Has the manuscript been carbon dated? Getting a definitive age might rule out some possibilities.

Joshua said...

Ringo, well a related issue is that the letter clustering is not pseudorandom in the way one would expect for a hoax. Humans are very bad at making up data that looks random. For example, if you ask someone to flip a coin a hundred times or instead to make up a hundred coin flips, it isn't hard looking at the resulting data to tell which they did. But the Voynich Manuscript doesn't seem to have the standard problems of non-random human made text. So the symbol generation was likely a fairly sophisticated process. That means that if it is a hoax, someone was going out of their way to deal with a sort of issue that was likely not known at the time it was made and certainly was not widely known.

Anonymous said...

There is always the possibility that someone came up with a flawed cryptographic system.

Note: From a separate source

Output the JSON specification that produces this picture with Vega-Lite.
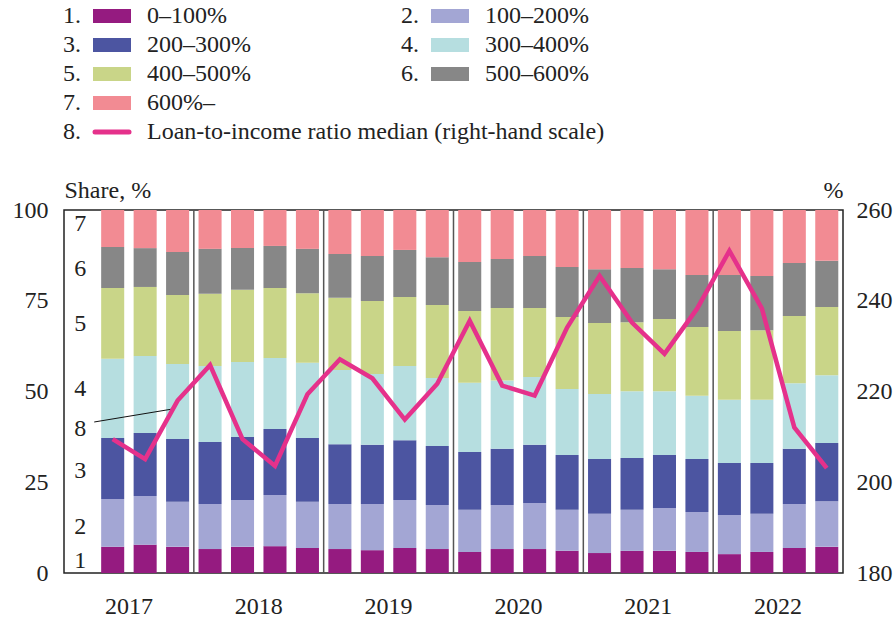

I'm thinking of a "one way" system, or a "many to one" system, which can generate output, but which cannot be reversed to recover unambiguous source. I can imagine a single-minded person spending much effort on this.

TomS

Takis Konstantopoulos said...

At first sight, this looks similar to the Byzantine "mikrogrammati grafi", i.e. minuscule font (which is hard to read: for example, both $\mu$ and $\nu$ are written as $\mu$); see, e.g., a page from the earliest surviving copy of Euclid's Elements. But a closer look shows that this script is fully unreadable.

Alex said...

"When you do so, you get two clusters: the words in the "herbal", "astrological", and "pharmacological" sections predominantly fall into one cluster, and the words in the "biological" and "cosmological" sections predominantly fall into another. [To me, this suggests that the manuscript probably had at least two authors.] "

Could one also argue for the single-author theory just as easily?

Anonymous said...

I just saw a brief programme about this manuscript and I find it is just so bizare and interesting. I trully hope someone can crack it, if there is any meaning to it! and yes, it has been carbon dated now. 500 years old!

Unknown said...

I have counted this letter that looks like an 8 and it appears 26 times in a 9 lined paragraph.

Much the same as the letter 'a'does over 9 lines..!?